==== Data ====

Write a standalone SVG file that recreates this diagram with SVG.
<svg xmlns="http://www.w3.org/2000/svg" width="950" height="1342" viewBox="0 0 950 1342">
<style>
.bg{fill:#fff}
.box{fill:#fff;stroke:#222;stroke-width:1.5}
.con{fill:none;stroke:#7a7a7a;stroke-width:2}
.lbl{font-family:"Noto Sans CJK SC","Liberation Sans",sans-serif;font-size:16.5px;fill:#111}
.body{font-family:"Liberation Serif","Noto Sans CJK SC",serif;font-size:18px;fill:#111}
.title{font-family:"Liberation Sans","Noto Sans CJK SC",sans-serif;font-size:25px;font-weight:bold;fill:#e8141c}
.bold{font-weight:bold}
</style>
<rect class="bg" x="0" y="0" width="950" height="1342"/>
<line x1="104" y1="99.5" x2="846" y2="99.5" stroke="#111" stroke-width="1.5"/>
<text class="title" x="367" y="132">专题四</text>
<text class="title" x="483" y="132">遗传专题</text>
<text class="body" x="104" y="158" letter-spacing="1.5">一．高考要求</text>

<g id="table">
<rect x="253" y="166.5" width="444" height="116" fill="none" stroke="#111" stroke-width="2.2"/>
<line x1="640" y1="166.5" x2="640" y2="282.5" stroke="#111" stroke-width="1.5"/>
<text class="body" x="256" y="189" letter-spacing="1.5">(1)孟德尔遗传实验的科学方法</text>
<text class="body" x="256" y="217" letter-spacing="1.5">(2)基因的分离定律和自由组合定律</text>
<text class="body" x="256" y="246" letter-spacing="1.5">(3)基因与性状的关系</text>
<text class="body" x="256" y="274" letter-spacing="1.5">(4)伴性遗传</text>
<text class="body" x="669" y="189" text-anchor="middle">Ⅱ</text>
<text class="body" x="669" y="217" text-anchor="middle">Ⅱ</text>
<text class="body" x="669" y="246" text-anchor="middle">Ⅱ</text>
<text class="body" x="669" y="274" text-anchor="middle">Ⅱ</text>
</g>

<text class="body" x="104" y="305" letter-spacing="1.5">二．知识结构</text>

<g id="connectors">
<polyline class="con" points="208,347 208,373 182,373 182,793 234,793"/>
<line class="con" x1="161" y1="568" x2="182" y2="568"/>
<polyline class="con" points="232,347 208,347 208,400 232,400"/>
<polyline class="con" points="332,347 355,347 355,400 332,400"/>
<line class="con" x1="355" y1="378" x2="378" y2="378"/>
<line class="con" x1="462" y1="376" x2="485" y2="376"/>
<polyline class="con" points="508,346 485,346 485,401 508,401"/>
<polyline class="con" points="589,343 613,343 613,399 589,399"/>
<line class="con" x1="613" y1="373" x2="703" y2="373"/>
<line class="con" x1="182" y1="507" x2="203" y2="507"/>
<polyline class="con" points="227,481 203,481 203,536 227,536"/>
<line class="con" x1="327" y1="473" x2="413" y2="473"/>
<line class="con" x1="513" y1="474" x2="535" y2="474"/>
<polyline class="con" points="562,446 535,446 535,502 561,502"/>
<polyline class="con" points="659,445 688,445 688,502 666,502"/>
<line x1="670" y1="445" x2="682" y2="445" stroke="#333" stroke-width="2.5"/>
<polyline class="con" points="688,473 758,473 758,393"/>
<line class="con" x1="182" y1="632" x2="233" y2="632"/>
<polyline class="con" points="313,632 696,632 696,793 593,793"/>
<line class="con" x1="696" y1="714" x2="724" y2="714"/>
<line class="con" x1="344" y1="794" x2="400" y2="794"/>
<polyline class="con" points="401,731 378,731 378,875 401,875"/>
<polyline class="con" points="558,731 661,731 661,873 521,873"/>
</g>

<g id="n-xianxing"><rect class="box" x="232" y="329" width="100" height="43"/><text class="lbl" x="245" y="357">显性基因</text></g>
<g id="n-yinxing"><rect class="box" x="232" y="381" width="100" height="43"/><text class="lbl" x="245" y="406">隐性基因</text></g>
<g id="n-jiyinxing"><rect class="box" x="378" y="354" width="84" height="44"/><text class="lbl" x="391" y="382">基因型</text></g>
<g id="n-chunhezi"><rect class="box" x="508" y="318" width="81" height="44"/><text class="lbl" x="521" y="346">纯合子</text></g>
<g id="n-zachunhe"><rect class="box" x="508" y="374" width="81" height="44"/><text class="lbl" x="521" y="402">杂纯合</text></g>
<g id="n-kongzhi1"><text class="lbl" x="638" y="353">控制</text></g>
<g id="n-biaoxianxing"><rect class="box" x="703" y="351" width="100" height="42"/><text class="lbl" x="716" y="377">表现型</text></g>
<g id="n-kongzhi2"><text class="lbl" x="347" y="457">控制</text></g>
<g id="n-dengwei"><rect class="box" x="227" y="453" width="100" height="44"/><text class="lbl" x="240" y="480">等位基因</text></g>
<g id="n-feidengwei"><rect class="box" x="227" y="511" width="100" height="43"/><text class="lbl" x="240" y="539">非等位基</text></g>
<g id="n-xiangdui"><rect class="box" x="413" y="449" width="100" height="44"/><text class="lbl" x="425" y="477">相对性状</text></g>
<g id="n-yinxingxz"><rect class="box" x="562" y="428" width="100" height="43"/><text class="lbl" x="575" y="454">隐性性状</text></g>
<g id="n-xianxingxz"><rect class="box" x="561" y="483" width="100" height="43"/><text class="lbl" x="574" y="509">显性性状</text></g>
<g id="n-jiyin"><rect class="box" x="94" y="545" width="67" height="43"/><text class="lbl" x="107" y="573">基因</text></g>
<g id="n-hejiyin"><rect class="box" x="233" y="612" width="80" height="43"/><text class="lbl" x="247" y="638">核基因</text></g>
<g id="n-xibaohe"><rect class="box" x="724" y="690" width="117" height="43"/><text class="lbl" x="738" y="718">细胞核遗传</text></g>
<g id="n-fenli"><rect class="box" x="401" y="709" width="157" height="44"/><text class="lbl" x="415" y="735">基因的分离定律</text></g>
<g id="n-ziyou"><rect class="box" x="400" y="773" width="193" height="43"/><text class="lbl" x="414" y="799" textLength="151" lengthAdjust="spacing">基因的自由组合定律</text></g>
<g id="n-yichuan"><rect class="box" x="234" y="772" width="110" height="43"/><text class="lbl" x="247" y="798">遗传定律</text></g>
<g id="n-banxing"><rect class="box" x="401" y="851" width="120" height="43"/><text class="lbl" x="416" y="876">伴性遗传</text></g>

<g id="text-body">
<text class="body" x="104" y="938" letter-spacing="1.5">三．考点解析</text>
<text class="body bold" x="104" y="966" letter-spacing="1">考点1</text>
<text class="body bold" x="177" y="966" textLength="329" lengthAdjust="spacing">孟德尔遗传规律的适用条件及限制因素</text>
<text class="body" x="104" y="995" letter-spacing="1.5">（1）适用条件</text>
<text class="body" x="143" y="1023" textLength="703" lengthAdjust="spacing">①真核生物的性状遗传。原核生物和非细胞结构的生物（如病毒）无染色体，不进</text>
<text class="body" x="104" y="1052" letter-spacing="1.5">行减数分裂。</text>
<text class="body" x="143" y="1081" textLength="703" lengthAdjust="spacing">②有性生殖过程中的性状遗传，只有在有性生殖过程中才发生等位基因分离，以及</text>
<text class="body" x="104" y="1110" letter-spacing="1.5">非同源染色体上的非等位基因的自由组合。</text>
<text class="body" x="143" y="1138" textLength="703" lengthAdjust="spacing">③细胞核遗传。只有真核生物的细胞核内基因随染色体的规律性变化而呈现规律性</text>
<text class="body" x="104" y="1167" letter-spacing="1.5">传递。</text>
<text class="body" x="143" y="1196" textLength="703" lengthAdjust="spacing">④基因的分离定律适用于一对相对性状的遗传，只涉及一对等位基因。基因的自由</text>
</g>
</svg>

====

■ Set exercise ■
Quote each line of the listing above exactly.

■ Result ■
Write a standalone SVG file that recreates this diagram with SVG.
<svg xmlns="http://www.w3.org/2000/svg" width="950" height="1342" viewBox="0 0 950 1342">
<style>
.bg{fill:#fff}
.box{fill:#fff;stroke:#222;stroke-width:1.5}
.con{fill:none;stroke:#7a7a7a;stroke-width:2}
.lbl{font-family:"Noto Sans CJK SC","Liberation Sans",sans-serif;font-size:16.5px;fill:#111}
.body{font-family:"Liberation Serif","Noto Sans CJK SC",serif;font-size:18px;fill:#111}
.title{font-family:"Liberation Sans","Noto Sans CJK SC",sans-serif;font-size:25px;font-weight:bold;fill:#e8141c}
.bold{font-weight:bold}
</style>
<rect class="bg" x="0" y="0" width="950" height="1342"/>
<line x1="104" y1="99.5" x2="846" y2="99.5" stroke="#111" stroke-width="1.5"/>
<text class="title" x="367" y="132">专题四</text>
<text class="title" x="483" y="132">遗传专题</text>
<text class="body" x="104" y="158" letter-spacing="1.5">一．高考要求</text>

<g id="table">
<rect x="253" y="166.5" width="444" height="116" fill="none" stroke="#111" stroke-width="2.2"/>
<line x1="640" y1="166.5" x2="640" y2="282.5" stroke="#111" stroke-width="1.5"/>
<text class="body" x="256" y="189" letter-spacing="1.5">(1)孟德尔遗传实验的科学方法</text>
<text class="body" x="256" y="217" letter-spacing="1.5">(2)基因的分离定律和自由组合定律</text>
<text class="body" x="256" y="246" letter-spacing="1.5">(3)基因与性状的关系</text>
<text class="body" x="256" y="274" letter-spacing="1.5">(4)伴性遗传</text>
<text class="body" x="669" y="189" text-anchor="middle">Ⅱ</text>
<text class="body" x="669" y="217" text-anchor="middle">Ⅱ</text>
<text class="body" x="669" y="246" text-anchor="middle">Ⅱ</text>
<text class="body" x="669" y="274" text-anchor="middle">Ⅱ</text>
</g>

<text class="body" x="104" y="305" letter-spacing="1.5">二．知识结构</text>

<g id="connectors">
<polyline class="con" points="208,347 208,373 182,373 182,793 234,793"/>
<line class="con" x1="161" y1="568" x2="182" y2="568"/>
<polyline class="con" points="232,347 208,347 208,400 232,400"/>
<polyline class="con" points="332,347 355,347 355,400 332,400"/>
<line class="con" x1="355" y1="378" x2="378" y2="378"/>
<line class="con" x1="462" y1="376" x2="485" y2="376"/>
<polyline class="con" points="508,346 485,346 485,401 508,401"/>
<polyline class="con" points="589,343 613,343 613,399 589,399"/>
<line class="con" x1="613" y1="373" x2="703" y2="373"/>
<line class="con" x1="182" y1="507" x2="203" y2="507"/>
<polyline class="con" points="227,481 203,481 203,536 227,536"/>
<line class="con" x1="327" y1="473" x2="413" y2="473"/>
<line class="con" x1="513" y1="474" x2="535" y2="474"/>
<polyline class="con" points="562,446 535,446 535,502 561,502"/>
<polyline class="con" points="659,445 688,445 688,502 666,502"/>
<line x1="670" y1="445" x2="682" y2="445" stroke="#333" stroke-width="2.5"/>
<polyline class="con" points="688,473 758,473 758,393"/>
<line class="con" x1="182" y1="632" x2="233" y2="632"/>
<polyline class="con" points="313,632 696,632 696,793 593,793"/>
<line class="con" x1="696" y1="714" x2="724" y2="714"/>
<line class="con" x1="344" y1="794" x2="400" y2="794"/>
<polyline class="con" points="401,731 378,731 378,875 401,875"/>
<polyline class="con" points="558,731 661,731 661,873 521,873"/>
</g>

<g id="n-xianxing"><rect class="box" x="232" y="329" width="100" height="43"/><text class="lbl" x="245" y="357">显性基因</text></g>
<g id="n-yinxing"><rect class="box" x="232" y="381" width="100" height="43"/><text class="lbl" x="245" y="406">隐性基因</text></g>
<g id="n-jiyinxing"><rect class="box" x="378" y="354" width="84" height="44"/><text class="lbl" x="391" y="382">基因型</text></g>
<g id="n-chunhezi"><rect class="box" x="508" y="318" width="81" height="44"/><text class="lbl" x="521" y="346">纯合子</text></g>
<g id="n-zachunhe"><rect class="box" x="508" y="374" width="81" height="44"/><text class="lbl" x="521" y="402">杂纯合</text></g>
<g id="n-kongzhi1"><text class="lbl" x="638" y="353">控制</text></g>
<g id="n-biaoxianxing"><rect class="box" x="703" y="351" width="100" height="42"/><text class="lbl" x="716" y="377">表现型</text></g>
<g id="n-kongzhi2"><text class="lbl" x="347" y="457">控制</text></g>
<g id="n-dengwei"><rect class="box" x="227" y="453" width="100" height="44"/><text class="lbl" x="240" y="480">等位基因</text></g>
<g id="n-feidengwei"><rect class="box" x="227" y="511" width="100" height="43"/><text class="lbl" x="240" y="539">非等位基</text></g>
<g id="n-xiangdui"><rect class="box" x="413" y="449" width="100" height="44"/><text class="lbl" x="425" y="477">相对性状</text></g>
<g id="n-yinxingxz"><rect class="box" x="562" y="428" width="100" height="43"/><text class="lbl" x="575" y="454">隐性性状</text></g>
<g id="n-xianxingxz"><rect class="box" x="561" y="483" width="100" height="43"/><text class="lbl" x="574" y="509">显性性状</text></g>
<g id="n-jiyin"><rect class="box" x="94" y="545" width="67" height="43"/><text class="lbl" x="107" y="573">基因</text></g>
<g id="n-hejiyin"><rect class="box" x="233" y="612" width="80" height="43"/><text class="lbl" x="247" y="638">核基因</text></g>
<g id="n-xibaohe"><rect class="box" x="724" y="690" width="117" height="43"/><text class="lbl" x="738" y="718">细胞核遗传</text></g>
<g id="n-fenli"><rect class="box" x="401" y="709" width="157" height="44"/><text class="lbl" x="415" y="735">基因的分离定律</text></g>
<g id="n-ziyou"><rect class="box" x="400" y="773" width="193" height="43"/><text class="lbl" x="414" y="799" textLength="151" lengthAdjust="spacing">基因的自由组合定律</text></g>
<g id="n-yichuan"><rect class="box" x="234" y="772" width="110" height="43"/><text class="lbl" x="247" y="798">遗传定律</text></g>
<g id="n-banxing"><rect class="box" x="401" y="851" width="120" height="43"/><text class="lbl" x="416" y="876">伴性遗传</text></g>

<g id="text-body">
<text class="body" x="104" y="938" letter-spacing="1.5">三．考点解析</text>
<text class="body bold" x="104" y="966" letter-spacing="1">考点1</text>
<text class="body bold" x="177" y="966" textLength="329" lengthAdjust="spacing">孟德尔遗传规律的适用条件及限制因素</text>
<text class="body" x="104" y="995" letter-spacing="1.5">（1）适用条件</text>
<text class="body" x="143" y="1023" textLength="703" lengthAdjust="spacing">①真核生物的性状遗传。原核生物和非细胞结构的生物（如病毒）无染色体，不进</text>
<text class="body" x="104" y="1052" letter-spacing="1.5">行减数分裂。</text>
<text class="body" x="143" y="1081" textLength="703" lengthAdjust="spacing">②有性生殖过程中的性状遗传，只有在有性生殖过程中才发生等位基因分离，以及</text>
<text class="body" x="104" y="1110" letter-spacing="1.5">非同源染色体上的非等位基因的自由组合。</text>
<text class="body" x="143" y="1138" textLength="703" lengthAdjust="spacing">③细胞核遗传。只有真核生物的细胞核内基因随染色体的规律性变化而呈现规律性</text>
<text class="body" x="104" y="1167" letter-spacing="1.5">传递。</text>
<text class="body" x="143" y="1196" textLength="703" lengthAdjust="spacing">④基因的分离定律适用于一对相对性状的遗传，只涉及一对等位基因。基因的自由</text>
</g>
</svg>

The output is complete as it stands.